Metamath Proof Explorer

Theorem tannpoly

Description: The tangent function is not a polynomial with complex coefficients, as it is not defined on the whole complex plane. (Contributed by Ender Ting, 10-Dec-2025)

Ref Expression
Assertion tannpoly 
|- -. tan e. ( Poly ` CC )

Proof

Step Hyp Ref Expression
1 coshalfpi 
 |-  ( cos ` ( _pi / 2 ) ) = 0
2 c0ex 
 |-  0 e. _V
3 2 snid 
 |-  0 e. { 0 }
4 eleq1 
 |-  ( ( cos ` ( _pi / 2 ) ) = 0 -> ( ( cos ` ( _pi / 2 ) ) e. { 0 } <-> 0 e. { 0 } ) )
5 4 biimprd 
 |-  ( ( cos ` ( _pi / 2 ) ) = 0 -> ( 0 e. { 0 } -> ( cos ` ( _pi / 2 ) ) e. { 0 } ) )
6 3 5 mpi 
 |-  ( ( cos ` ( _pi / 2 ) ) = 0 -> ( cos ` ( _pi / 2 ) ) e. { 0 } )
7 1 6 ax-mp 
 |-  ( cos ` ( _pi / 2 ) ) e. { 0 }
8 eldifn 
 |-  ( ( cos ` ( _pi / 2 ) ) e. ( CC \ { 0 } ) -> -. ( cos ` ( _pi / 2 ) ) e. { 0 } )
9 7 8 mt2 
 |-  -. ( cos ` ( _pi / 2 ) ) e. ( CC \ { 0 } )
10 picn 
 |-  _pi e.
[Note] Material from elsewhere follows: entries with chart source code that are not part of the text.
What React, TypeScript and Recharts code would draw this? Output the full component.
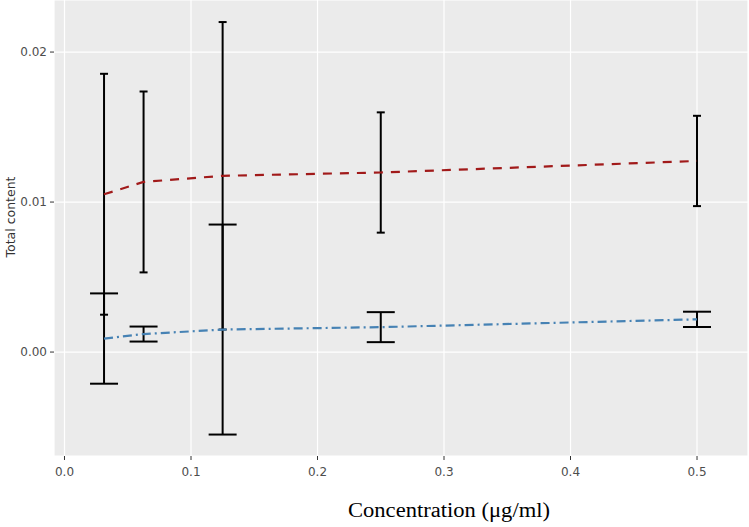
import React from "react";
import { ComposedChart, Line, XAxis, YAxis, CartesianGrid, ErrorBar } from "recharts";

const concentrations = [0.03125, 0.0625, 0.125, 0.25, 0.5];
const redMeans = [0.01052, 0.01134, 0.01175, 0.01197, 0.01274];
const redErrors = [0.00803, 0.00603, 0.01025, 0.00401, 0.00301];
const blueMeans = [0.0009, 0.0012, 0.0015, 0.00166, 0.00218];
const blueErrors = [0.00301, 0.0005, 0.007, 0.001, 0.00051];

const xTicks = [0, 0.1, 0.2, 0.3, 0.4, 0.5];
const yTicks = [0, 0.01, 0.02];

const data = concentrations.map((x, i) => ({
  x,
  red: redMeans[i],
  redErr: redErrors[i],
  blue: blueMeans[i],
  blueErr: blueErrors[i],
}));

const tickStyle = { fontFamily: "DejaVu Sans", fontSize: 12, fill: "#4D4D4D" };

export default function App() {
  return (
    <div style={{ position: "absolute", left: 0, top: 0, width: 749, height: 527, background: "#fff" }}>
      <ComposedChart width={749} height={527} data={data} margin={{ top: 0, right: 1, bottom: 0, left: 0 }}>
        <CartesianGrid fill="#EBEBEB" stroke="#FFFFFF" strokeWidth={1.2} />
        <XAxis
          dataKey="x"
          type="number"
          domain={[-0.0083, 0.5403]}
          allowDataOverflow
          ticks={xTicks}
          tickFormatter={(v: number) => v.toFixed(1)}
          height={71}
          axisLine={false}
          tickSize={4}
          tickMargin={7}
          tickLine={{ stroke: "#333333" }}
          tick={tickStyle}
          label={{
            content: () => (
              <text
                x={449}
                y={517}
                textAnchor="middle"
                fontFamily="Liberation Serif"
                fontSize={20}
                fill="#000"
                textLength={202}
                lengthAdjust="spacingAndGlyphs"
              >
                Concentration (μg/ml)
              </text>
            ),
          }}
        />
        <YAxis
          type="number"
          domain={[-0.00693, 0.02347]}
          allowDataOverflow
          ticks={yTicks}
          tickFormatter={(v: number) => v.toFixed(2)}
          width={54}
          axisLine={false}
          tickSize={4}
          tickMargin={3}
          tickLine={{ stroke: "#333333" }}
          tick={tickStyle}
          label={{
            content: () => (
              <text
                x={10}
                y={217}
                transform="rotate(-90 10 217)"
                textAnchor="middle"
                dominantBaseline="central"
                fontFamily="DejaVu Sans"
                fontSize={12.5}
                fill="#333333"
              >
                Total content
              </text>
            ),
          }}
        />
        <Line
          dataKey="red"
          type="linear"
          stroke="#A11A1A"
          strokeWidth={2.2}
          strokeDasharray="9 8"
          dot={false}
          activeDot={false}
          isAnimationActive={false}
        >
          <ErrorBar dataKey="redErr" width={4} stroke="#000" strokeWidth={2} direction="y" isAnimationActive={false} />
        </Line>
        <Line
          dataKey="blue"
          type="linear"
          stroke="#4682B4"
          strokeWidth={2.2}
          strokeDasharray="9 4 2 4"
          dot={false}
          activeDot={false}
          isAnimationActive={false}
        >
          <ErrorBar dataKey="blueErr" width={14} stroke="#000" strokeWidth={2} direction="y" isAnimationActive={false} />
        </Line>
      </ComposedChart>
    </div>
  );
}
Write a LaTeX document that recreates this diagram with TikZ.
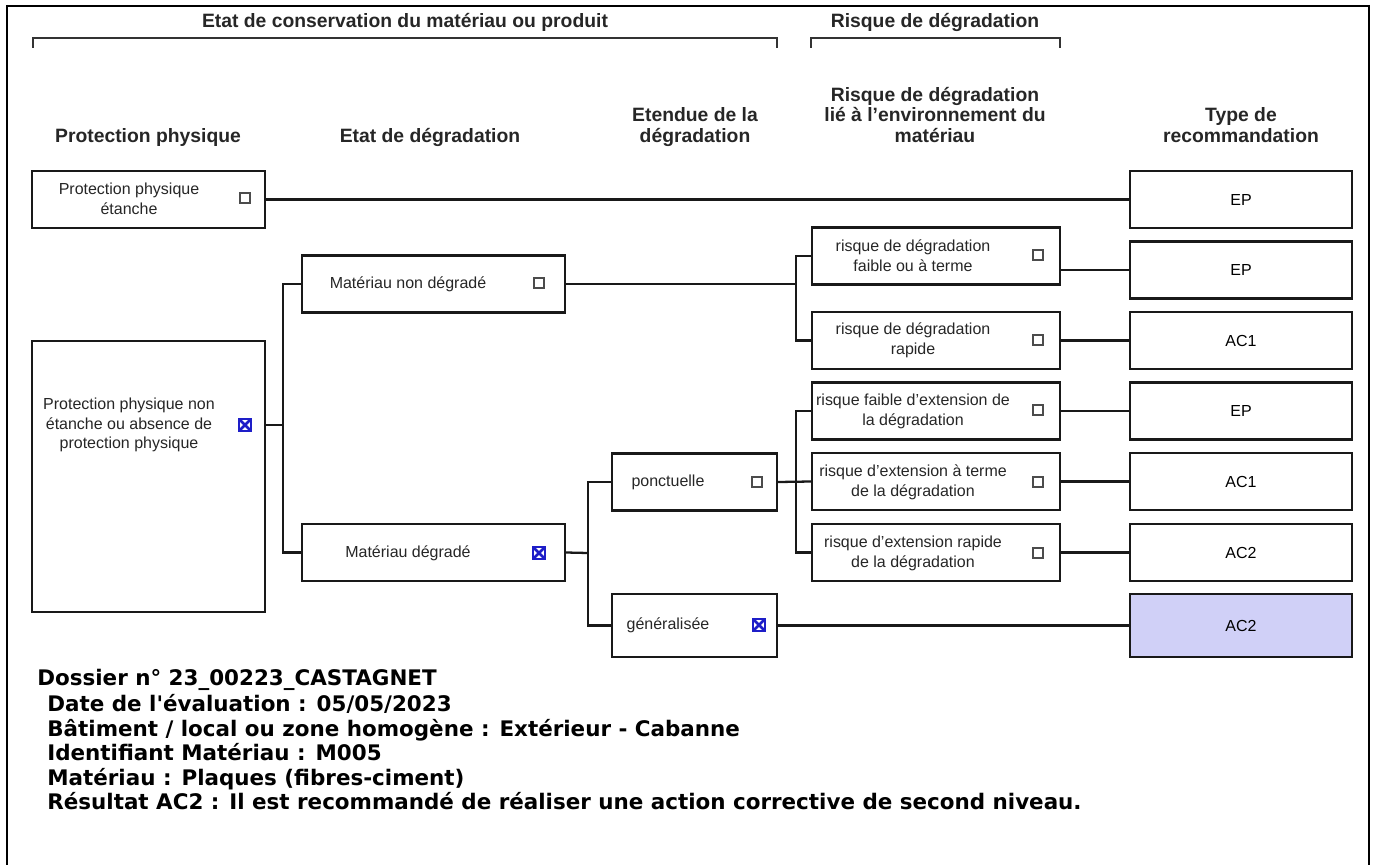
\documentclass[tikz,border=0pt]{standalone}
\usepackage{fontspec}
\setmainfont{Liberation Sans}
\newfontfamily\verd{DejaVu Sans}
\usepackage{xcolor}
\definecolor{lav}{RGB}{208,208,247}
\definecolor{crossblue}{RGB}{30,30,200}

\begin{document}
\begin{tikzpicture}[x=0.02cm,y=-0.02cm,
box/.style={draw=black!90,line width=1.2pt,inner sep=0pt},
pbox/.style={box,minimum width=4.66cm,minimum height=1.14cm},
dbox/.style={box,minimum width=5.26cm,minimum height=1.14cm},
ebox/.style={box,minimum width=3.3cm,minimum height=1.14cm},
rbox/.style={box,minimum width=4.96cm,minimum height=1.14cm},
tbox/.style={box,minimum width=4.44cm,minimum height=1.14cm,font=\fontsize{9.1}{11.3}\selectfont},
txt/.style={font=\fontsize{9.1}{11.3}\selectfont,align=center,inner sep=0pt,text=black!85},
hd/.style={font=\bfseries\fontsize{11}{11.5}\selectfont,align=center,anchor=base,inner sep=0pt,text=black!85},
chk/.style={draw=black!70,line width=0.7pt,minimum size=0.2cm,inner sep=0pt},
chkx/.style={draw=crossblue,line width=1.1pt,minimum size=0.23cm,inner sep=0pt,
  path picture={\draw[crossblue,line width=1.5pt] (path picture bounding box.north west) -- (path picture bounding box.south east)
  (path picture bounding box.north east) -- (path picture bounding box.south west);}},
link/.style={draw=black!90,line width=1.3pt},
info/.style={font=\verd\bfseries\fontsize{12.2}{14}\selectfont,inner sep=0pt,align=left}
]
\useasboundingbox (0,0) rectangle (1376,865);
\draw[line width=0.7pt] (7,6) -- (1369,6);
\draw[line width=1.6pt] (7,5) -- (7,865) (7,6) -- (21,6);
\draw[line width=1.6pt] (1369,5) -- (1369,865) (1353,6) -- (1369,6);

\node[hd] (title1) at (405,28) {Etat de conservation du matériau ou produit};
\node[hd] (title2) at (935,28) {Risque de dégradation};
\draw[line width=1.2pt,black!80] (33,48) -- (33,38) -- (777,38) -- (777,48);
\draw[line width=1.2pt,black!80] (811,48) -- (811,38) -- (1060,38) -- (1060,48);

\node[hd] (hprot) at (148,142) {Protection physique};
\node[hd] (hetat) at (430,142) {Etat de dégradation};
\node[hd] (hetend) at (695,142) {Etendue de la\\dégradation};
\node[hd] (hrisq) at (935,142) {Risque de dégradation\\lié à l'environnement du\\matériau};
\node[hd] (htype) at (1241,142) {Type de\\recommandation};

\node[pbox] (ppe) at (148.5,199.5) {};
\node[txt] (ppet) at (129,199) {Protection physique\\étanche};
\node[chk] (ppec) at (245,198) {};
\node[pbox,minimum height=5.42cm] (ppne) at (148.5,476.5) {};
\node[txt] (ppnet) at (129,425) {Protection physique non\\étanche ou absence de\\protection physique};
\node[chkx] (ppnec) at (245,425) {};

\node[dbox] (mnd) at (433.5,284) {};
\node[txt] (mndt) at (408,284) {Matériau non dégradé};
\node[chk] (mndc) at (539,283) {};
\node[dbox] (md) at (433.5,552.5) {};
\node[txt] (mdt) at (408,553) {Matériau dégradé};
\node[chkx] (mdc) at (539,553) {};

\node[ebox] (ponc) at (694.5,482) {};
\node[txt] (ponct) at (668,482) {ponctuelle};
\node[chk] (poncc) at (757,482) {};
\node[ebox,minimum height=1.26cm] (gen) at (694.5,625.5) {};
\node[txt] (gent) at (668,625) {généralisée};
\node[chkx] (genc) at (759,625) {};

\node[rbox] (rdf) at (936,256) {};
\node[txt] (rdft) at (913,256) {risque de dégradation\\faible ou à terme};
\node[chk] (rdfc) at (1038,255) {};
\node[rbox] (rdr) at (936,340.5) {};
\node[txt] (rdrt) at (913,340) {risque de dégradation\\rapide};
\node[chk] (rdrc) at (1038,340) {};
\node[rbox] (rfe) at (936,411) {};
\node[txt] (rfet) at (913,411) {risque faible d'extension de\\la dégradation};
\node[chk] (rfec) at (1038,410) {};
\node[rbox] (ret) at (936,481.5) {};
\node[txt] (rett) at (913,482) {risque d'extension à terme\\de la dégradation};
\node[chk] (retc) at (1038,482) {};
\node[rbox] (rer) at (936,552.5) {};
\node[txt] (rert) at (913,553) {risque d'extension rapide\\de la dégradation};
\node[chk] (rerc) at (1038,553) {};

\node[tbox] (ep1) at (1241,199.5) {EP};
\node[tbox] (ep2) at (1241,270) {EP};
\node[tbox] (ac1a) at (1241,340.5) {AC1};
\node[tbox] (ep3) at (1241,411) {EP};
\node[tbox] (ac1b) at (1241,481.5) {AC1};
\node[tbox] (ac2a) at (1241,552.5) {AC2};
\node[tbox,fill=lav,minimum height=1.26cm] (ac2b) at (1241,625.5) {AC2};

\coordinate (j1) at (283,425);
\coordinate (j2) at (588,553);
\coordinate (j3) at (796,284);
\coordinate (j4) at (796,482);

\draw[link] (ppe.east) -- (ep1.west);
\draw[link] (ppnec -| ppne.east) -- (j1);
\draw[link] (mnd.west) -| (j1) |- (md.west);
\draw[link] (md.east) -- (j2);
\draw[link] (ponc.west) -| (j2) |- (gen.west);
\draw[link] (mnd.east) -- (j3);
\draw[link] (rdf.west) -| (j3) |- (rdr.west);
\draw[link] (ponc.east) -- (ret.west);
\draw[link] (rfe.west) -| (j4) |- (rer.west);
\draw[link] (ep2.west -| rdf.east) -- (ep2.west);
\draw[link] (rdr.east) -- (ac1a.west);
\draw[link] (rfe.east) -- (ep3.west);
\draw[link] (ret.east) -- (ac1b.west);
\draw[link] (rer.east) -- (ac2a.west);
\draw[link] (gen.east) -- (ac2b.west);

\node[info,anchor=north west] (dossier) at (37,669) {Dossier n° 23\_00223\_CASTAGNET};
\node[info,anchor=north west] (details) at (47,694) {Date de l'évaluation : 05/05/2023\\
Bâtiment / local ou zone homogène : Extérieur - Cabanne\\
Identifiant Matériau : M005\\
Matériau : Plaques (fibres-ciment)\\
Résultat AC2 : Il est recommandé de réaliser une action corrective de second niveau.};
\end{tikzpicture}
\end{document}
CC
11 halfcl 
 |-  ( _pi e. CC -> ( _pi / 2 ) e. CC )
12 10 11 ax-mp 
 |-  ( _pi / 2 ) e. CC
13 cosf 
 |-  cos : CC --> CC
14 fdm 
 |-  ( cos : CC --> CC -> dom cos = CC )
15 13 14 ax-mp 
 |-  dom cos = CC
16 15 eleq2i 
 |-  ( ( _pi / 2 ) e. dom cos <-> ( _pi / 2 ) e. CC )
17 12 16 mpbir 
 |-  ( _pi / 2 ) e. dom cos
18 ffun 
 |-  ( cos : CC --> CC -> Fun cos )
19 13 18 ax-mp 
 |-  Fun cos
20 fvimacnv 
 |-  ( ( Fun cos /\ ( _pi / 2 ) e. dom cos ) -> ( ( cos ` ( _pi / 2 ) ) e. ( CC \ { 0 } ) <-> ( _pi / 2 ) e. ( `' cos " ( CC \ { 0 } ) ) ) )
21 19 20 mpan 
 |-  ( ( _pi / 2 ) e. dom cos -> ( ( cos ` ( _pi / 2 ) ) e. ( CC \ { 0 } ) <-> ( _pi / 2 ) e. ( `' cos " ( CC \ { 0 } ) ) ) )
22 17 21 ax-mp 
 |-  ( ( cos ` ( _pi / 2 ) ) e. ( CC \ { 0 } ) <-> ( _pi / 2 ) e. ( `' cos " ( CC \ { 0 } ) ) )
23 9 22 mtbi 
 |-  -. ( _pi / 2 ) e. ( `' cos " ( CC \ { 0 } ) )
24 df-tan 
 |-  tan = ( x e. ( `' cos " ( CC \ { 0 } ) ) |-> ( ( sin ` x ) / ( cos ` x ) ) )
25 24 dmmptss 
 |-  dom tan C_ ( `' cos " ( CC \ { 0 } ) )
26 25 sseli 
 |-  ( ( _pi / 2 ) e. dom tan -> ( _pi / 2 ) e. ( `' cos " ( CC \ { 0 } ) ) )
27 23 26 mto 
 |-  -. ( _pi / 2 ) e. dom tan
28 plyf 
 |-  ( tan e. ( Poly ` CC ) -> tan : CC --> CC )
29 fdm 
 |-  ( tan : CC --> CC -> dom tan = CC )
30 eleq2 
 |-  ( dom tan = CC -> ( ( _pi / 2 ) e. dom tan <-> ( _pi / 2 ) e. CC ) )
31 30 biimprd 
 |-  ( dom tan = CC -> ( ( _pi / 2 ) e. CC -> ( _pi / 2 ) e. dom tan ) )
32 12 31 mpi 
 |-  ( dom tan = CC -> ( _pi / 2 ) e. dom tan )
33 28 29 32 3syl 
 |-  ( tan e. ( Poly ` CC ) -> ( _pi / 2 ) e. dom tan )
34 27 33 mto 
 |-  -. tan e. ( Poly ` CC )